Many thoughts and feelings flooded frontward but the biggest impression was that of surprise. Was I surprised we have haters? No, of course not. I was surprised it took them this long. I've been to the rallies and protests, I've witnessed the anti-choice in action. They are small but they are mobilized. So, when they finally get word of our play, and its wonderful title, I'm only left wondering why they are so late to the party.
I have been asked if I'm worried or scared about the protestors who will inevitably show up to our performances. The answer is honestly, no - not even in these violent times and this turbulent political climate. And that's not naïveté. Or an over-confidence. I just simply don't plan on interacting with them. There are back door entrances, extra security on the premises to stand between them and us and most of all, I'm not a known entity. They aren't looking for me.
I've also been asked, quite starkly, where I personally stand on the issue but truthfully my feelings and opinions are not part of my job as the Company and Tour Manager.
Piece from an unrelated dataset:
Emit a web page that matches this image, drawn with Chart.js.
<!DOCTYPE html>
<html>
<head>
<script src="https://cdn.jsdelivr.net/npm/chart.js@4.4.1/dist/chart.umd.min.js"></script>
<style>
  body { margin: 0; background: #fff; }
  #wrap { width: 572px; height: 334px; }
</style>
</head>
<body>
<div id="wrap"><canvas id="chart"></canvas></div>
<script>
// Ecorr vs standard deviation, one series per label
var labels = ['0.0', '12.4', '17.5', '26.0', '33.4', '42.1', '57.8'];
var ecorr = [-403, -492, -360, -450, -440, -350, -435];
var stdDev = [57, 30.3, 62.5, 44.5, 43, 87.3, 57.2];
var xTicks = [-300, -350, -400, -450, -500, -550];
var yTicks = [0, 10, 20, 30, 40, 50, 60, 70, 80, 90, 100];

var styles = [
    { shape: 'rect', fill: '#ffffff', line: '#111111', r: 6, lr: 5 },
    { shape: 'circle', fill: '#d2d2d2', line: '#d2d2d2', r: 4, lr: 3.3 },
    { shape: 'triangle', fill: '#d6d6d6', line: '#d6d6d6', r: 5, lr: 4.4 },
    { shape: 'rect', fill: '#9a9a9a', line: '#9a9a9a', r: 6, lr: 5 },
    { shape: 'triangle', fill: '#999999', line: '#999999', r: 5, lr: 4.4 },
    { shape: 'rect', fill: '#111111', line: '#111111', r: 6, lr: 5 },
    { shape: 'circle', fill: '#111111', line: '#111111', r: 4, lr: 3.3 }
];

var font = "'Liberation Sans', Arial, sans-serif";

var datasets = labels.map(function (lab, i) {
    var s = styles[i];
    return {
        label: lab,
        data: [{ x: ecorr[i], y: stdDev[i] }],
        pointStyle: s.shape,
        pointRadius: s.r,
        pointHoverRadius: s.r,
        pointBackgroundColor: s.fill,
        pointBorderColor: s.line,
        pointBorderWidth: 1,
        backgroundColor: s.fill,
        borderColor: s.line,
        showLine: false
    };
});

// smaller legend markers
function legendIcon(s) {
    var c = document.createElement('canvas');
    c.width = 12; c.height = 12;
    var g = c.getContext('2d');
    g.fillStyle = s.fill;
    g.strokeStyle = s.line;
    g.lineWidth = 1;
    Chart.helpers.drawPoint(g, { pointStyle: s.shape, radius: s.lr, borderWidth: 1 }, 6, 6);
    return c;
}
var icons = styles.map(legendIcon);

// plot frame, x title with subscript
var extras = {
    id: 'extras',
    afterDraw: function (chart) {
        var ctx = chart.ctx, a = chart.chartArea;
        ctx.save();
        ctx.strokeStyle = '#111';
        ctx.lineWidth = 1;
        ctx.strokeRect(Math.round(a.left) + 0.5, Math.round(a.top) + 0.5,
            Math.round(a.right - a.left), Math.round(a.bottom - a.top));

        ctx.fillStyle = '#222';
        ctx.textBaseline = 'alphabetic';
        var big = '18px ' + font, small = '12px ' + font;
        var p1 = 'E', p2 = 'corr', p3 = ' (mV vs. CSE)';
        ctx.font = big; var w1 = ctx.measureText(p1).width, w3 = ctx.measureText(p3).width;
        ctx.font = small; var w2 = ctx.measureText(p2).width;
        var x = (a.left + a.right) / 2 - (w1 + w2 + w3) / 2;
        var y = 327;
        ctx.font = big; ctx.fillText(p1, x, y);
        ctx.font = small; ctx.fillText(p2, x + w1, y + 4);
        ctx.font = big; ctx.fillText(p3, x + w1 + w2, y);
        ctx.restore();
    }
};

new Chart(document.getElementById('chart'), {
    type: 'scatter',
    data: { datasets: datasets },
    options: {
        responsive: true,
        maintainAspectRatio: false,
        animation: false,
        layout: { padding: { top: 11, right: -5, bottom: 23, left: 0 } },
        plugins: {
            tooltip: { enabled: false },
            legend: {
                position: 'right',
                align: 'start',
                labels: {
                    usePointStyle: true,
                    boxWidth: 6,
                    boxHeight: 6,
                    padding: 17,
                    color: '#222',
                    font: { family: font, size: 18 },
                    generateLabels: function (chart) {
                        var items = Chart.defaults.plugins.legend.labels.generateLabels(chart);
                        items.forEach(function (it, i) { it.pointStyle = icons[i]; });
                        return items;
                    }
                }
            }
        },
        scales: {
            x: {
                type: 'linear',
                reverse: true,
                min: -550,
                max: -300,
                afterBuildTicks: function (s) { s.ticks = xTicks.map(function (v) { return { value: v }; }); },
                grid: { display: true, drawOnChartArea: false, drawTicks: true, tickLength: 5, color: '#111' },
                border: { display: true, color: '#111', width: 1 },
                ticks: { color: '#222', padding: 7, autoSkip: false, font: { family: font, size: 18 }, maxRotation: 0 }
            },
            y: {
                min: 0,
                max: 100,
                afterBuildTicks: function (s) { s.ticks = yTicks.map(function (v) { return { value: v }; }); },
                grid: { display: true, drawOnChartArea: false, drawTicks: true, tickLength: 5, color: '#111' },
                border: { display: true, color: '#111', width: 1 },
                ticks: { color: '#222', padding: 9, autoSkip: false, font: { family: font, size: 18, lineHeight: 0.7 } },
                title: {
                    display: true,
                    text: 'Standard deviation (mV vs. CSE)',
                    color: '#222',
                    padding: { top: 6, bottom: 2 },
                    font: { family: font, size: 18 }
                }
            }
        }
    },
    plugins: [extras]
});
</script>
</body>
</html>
If you know me, if you follow me on Twitter or Facebook, you've got a pretty good idea where I stand. And, obviously, I wouldn't be here if I was part of the 19%, but to answer the specific question of where does life begin well, like our play so deftly explores, it's complicated. And different for everyone.
"There are no good abortion or bad abortions, there are just abortions. And people need them," so says one of the characters in our play. And she's right. The issue will never exist in the black and white, right or wrong, heaven and hell. I wish the anti-choicers would deal in the gray, like our play does. Maybe then we could have a conversation.